Reproduce each line from the records that holds "this".

— Begin —

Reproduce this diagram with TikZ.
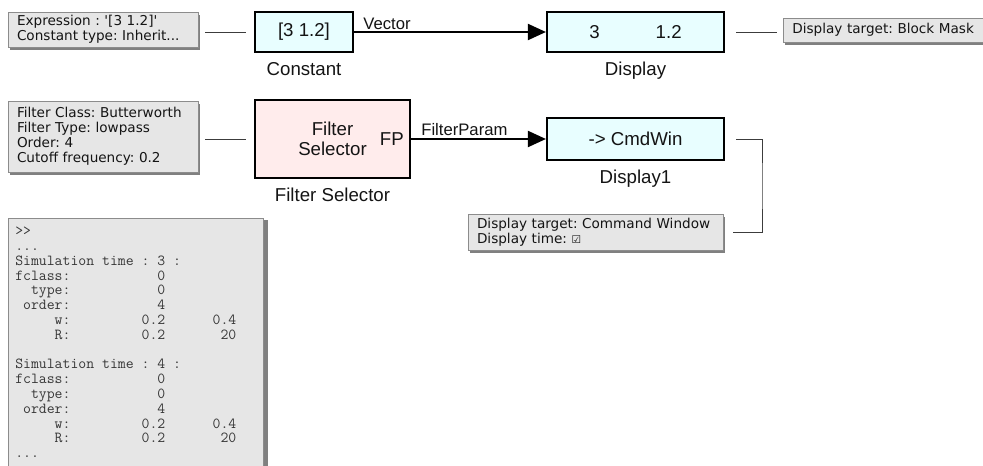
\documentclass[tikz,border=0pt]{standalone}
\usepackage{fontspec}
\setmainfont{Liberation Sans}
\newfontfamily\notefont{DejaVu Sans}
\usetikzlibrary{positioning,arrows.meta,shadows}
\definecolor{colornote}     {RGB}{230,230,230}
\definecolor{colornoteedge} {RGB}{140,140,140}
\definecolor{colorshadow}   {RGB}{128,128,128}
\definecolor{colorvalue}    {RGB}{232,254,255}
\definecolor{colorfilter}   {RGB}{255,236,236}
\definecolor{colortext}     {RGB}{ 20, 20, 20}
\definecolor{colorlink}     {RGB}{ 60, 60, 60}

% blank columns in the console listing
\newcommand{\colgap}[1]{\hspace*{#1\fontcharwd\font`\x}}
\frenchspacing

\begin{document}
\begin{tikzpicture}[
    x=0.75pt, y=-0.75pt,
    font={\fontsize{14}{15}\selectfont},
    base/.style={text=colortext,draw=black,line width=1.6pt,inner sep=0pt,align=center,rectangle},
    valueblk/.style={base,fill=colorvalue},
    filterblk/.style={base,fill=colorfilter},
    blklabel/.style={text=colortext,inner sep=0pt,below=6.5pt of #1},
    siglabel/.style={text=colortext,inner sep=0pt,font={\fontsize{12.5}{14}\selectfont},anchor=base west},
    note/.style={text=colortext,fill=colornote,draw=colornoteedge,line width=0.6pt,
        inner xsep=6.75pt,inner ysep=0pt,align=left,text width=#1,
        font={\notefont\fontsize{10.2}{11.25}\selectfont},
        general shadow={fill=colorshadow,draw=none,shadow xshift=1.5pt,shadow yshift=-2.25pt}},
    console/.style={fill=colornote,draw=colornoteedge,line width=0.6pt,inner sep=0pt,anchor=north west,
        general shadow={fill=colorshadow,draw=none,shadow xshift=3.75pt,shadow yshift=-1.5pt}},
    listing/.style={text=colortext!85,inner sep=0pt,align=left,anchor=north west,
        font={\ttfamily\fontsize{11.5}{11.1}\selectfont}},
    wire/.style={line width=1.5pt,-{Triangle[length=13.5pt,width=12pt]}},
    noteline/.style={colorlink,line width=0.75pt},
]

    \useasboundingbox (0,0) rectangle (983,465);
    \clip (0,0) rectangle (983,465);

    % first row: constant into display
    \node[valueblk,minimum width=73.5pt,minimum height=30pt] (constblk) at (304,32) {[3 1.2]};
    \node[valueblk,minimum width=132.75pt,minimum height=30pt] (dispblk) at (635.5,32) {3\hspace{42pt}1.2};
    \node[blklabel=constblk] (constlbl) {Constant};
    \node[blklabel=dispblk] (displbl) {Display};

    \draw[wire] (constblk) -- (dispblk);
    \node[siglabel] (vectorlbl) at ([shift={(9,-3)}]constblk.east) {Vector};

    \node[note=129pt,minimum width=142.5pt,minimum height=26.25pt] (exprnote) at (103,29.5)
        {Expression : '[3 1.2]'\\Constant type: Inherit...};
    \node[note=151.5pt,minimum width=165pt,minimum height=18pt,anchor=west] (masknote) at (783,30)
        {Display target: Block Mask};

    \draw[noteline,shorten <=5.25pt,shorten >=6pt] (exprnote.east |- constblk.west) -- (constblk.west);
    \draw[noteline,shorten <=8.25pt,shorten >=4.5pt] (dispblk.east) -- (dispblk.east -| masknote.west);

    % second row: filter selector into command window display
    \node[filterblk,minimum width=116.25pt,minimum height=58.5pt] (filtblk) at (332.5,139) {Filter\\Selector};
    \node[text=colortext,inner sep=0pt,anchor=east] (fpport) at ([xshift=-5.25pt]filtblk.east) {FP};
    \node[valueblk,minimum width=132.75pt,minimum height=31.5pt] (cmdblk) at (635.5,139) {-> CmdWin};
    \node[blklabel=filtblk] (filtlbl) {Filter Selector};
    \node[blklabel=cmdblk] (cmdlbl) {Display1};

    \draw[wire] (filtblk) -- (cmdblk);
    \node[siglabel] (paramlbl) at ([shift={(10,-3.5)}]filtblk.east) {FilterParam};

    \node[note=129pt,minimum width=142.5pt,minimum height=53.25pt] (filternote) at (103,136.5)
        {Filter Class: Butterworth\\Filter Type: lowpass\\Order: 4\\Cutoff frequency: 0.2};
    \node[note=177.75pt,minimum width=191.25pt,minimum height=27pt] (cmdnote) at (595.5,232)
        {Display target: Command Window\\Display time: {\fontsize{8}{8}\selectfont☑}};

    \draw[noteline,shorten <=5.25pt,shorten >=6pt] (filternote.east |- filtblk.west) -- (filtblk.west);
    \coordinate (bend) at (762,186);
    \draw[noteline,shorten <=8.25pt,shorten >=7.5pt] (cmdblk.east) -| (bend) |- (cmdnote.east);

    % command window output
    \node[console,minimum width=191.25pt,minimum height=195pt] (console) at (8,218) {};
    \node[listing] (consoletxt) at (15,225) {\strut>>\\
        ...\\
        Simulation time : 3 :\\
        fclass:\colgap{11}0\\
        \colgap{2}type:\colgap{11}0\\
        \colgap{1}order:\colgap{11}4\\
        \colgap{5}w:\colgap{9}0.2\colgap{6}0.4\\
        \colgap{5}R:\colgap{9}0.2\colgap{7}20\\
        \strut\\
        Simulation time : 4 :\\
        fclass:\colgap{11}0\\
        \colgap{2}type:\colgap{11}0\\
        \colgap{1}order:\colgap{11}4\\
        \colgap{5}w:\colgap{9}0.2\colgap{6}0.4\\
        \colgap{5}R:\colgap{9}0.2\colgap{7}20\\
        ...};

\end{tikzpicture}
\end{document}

— End —
— Begin —

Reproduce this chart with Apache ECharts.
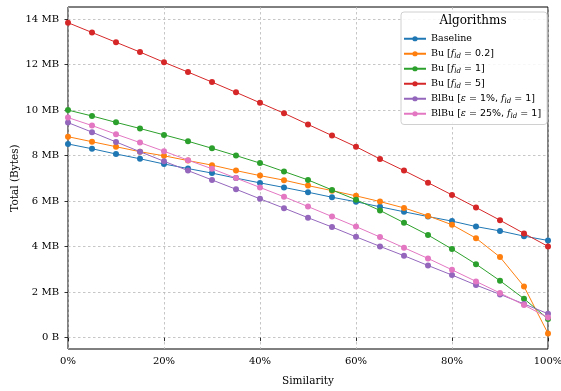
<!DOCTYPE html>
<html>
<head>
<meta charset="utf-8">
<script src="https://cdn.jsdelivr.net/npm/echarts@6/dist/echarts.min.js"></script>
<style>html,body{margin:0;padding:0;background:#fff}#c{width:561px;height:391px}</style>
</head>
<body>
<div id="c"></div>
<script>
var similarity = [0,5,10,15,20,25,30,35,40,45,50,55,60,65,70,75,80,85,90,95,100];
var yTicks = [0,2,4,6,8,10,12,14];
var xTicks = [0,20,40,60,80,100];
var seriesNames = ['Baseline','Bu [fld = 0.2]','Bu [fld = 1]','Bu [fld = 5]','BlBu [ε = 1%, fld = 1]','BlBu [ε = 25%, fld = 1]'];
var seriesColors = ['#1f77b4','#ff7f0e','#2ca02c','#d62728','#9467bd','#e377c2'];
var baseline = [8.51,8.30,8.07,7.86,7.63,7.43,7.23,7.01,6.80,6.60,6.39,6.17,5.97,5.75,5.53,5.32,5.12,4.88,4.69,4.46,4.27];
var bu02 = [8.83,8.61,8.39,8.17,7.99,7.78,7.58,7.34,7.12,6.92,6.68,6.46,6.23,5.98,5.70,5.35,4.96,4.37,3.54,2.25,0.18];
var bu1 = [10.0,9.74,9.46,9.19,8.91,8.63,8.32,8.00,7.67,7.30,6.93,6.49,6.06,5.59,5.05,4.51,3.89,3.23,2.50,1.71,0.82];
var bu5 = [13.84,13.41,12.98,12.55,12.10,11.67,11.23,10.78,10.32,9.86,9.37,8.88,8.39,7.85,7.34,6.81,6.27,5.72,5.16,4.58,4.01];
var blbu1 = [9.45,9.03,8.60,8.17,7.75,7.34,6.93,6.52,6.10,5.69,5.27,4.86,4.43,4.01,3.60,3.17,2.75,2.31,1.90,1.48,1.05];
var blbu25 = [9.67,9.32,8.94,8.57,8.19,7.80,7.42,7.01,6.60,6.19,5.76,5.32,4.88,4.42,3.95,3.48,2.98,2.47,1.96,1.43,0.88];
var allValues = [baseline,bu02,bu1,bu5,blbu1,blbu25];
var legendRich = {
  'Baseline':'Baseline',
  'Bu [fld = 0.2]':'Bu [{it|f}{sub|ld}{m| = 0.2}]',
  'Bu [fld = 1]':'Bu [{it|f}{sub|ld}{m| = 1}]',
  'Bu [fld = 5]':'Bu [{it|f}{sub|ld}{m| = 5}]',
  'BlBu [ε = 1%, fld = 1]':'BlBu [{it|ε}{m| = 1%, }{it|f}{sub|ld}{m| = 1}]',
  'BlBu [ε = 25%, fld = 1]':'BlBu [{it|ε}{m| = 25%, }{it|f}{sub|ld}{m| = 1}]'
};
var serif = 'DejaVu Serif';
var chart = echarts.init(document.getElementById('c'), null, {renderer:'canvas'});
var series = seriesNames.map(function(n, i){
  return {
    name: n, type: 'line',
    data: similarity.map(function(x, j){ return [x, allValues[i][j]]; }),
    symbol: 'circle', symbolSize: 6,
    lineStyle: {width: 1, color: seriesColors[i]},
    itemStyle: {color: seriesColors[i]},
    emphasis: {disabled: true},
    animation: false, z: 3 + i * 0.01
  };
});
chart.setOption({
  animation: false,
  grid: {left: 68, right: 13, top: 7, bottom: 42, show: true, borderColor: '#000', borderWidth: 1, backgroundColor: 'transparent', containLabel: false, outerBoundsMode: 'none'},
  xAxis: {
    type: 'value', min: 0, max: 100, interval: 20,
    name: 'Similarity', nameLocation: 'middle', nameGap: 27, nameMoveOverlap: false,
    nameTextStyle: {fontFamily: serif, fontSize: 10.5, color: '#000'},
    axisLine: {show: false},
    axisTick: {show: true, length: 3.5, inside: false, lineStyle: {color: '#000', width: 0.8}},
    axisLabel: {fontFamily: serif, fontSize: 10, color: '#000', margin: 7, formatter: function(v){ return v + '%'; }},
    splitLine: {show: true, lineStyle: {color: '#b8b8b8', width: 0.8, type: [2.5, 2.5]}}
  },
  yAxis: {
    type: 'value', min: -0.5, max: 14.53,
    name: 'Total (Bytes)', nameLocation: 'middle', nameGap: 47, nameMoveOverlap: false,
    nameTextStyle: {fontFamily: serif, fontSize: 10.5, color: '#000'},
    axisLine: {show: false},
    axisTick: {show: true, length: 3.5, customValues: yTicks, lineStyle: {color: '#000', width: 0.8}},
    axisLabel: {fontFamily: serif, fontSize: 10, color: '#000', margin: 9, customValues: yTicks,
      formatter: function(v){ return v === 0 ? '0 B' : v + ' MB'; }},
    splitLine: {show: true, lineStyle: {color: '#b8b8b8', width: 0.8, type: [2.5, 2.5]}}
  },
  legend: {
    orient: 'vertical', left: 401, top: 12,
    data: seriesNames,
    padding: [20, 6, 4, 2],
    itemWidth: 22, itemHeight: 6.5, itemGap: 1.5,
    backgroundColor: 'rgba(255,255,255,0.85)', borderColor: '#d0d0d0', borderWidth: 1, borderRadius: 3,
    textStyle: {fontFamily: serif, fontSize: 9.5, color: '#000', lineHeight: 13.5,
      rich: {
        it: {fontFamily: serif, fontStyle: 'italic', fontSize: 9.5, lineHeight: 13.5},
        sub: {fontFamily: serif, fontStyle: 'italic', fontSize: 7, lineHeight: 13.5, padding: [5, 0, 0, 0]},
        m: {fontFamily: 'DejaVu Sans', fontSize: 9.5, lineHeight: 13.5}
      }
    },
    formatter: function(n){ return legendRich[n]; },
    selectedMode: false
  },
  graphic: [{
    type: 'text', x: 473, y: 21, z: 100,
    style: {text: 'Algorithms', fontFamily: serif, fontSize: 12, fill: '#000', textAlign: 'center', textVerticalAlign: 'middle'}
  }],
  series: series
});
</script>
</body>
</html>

— End —

§ **Output below**:
Reproduce this diagram with TikZ.
Reproduce this chart with Apache ECharts.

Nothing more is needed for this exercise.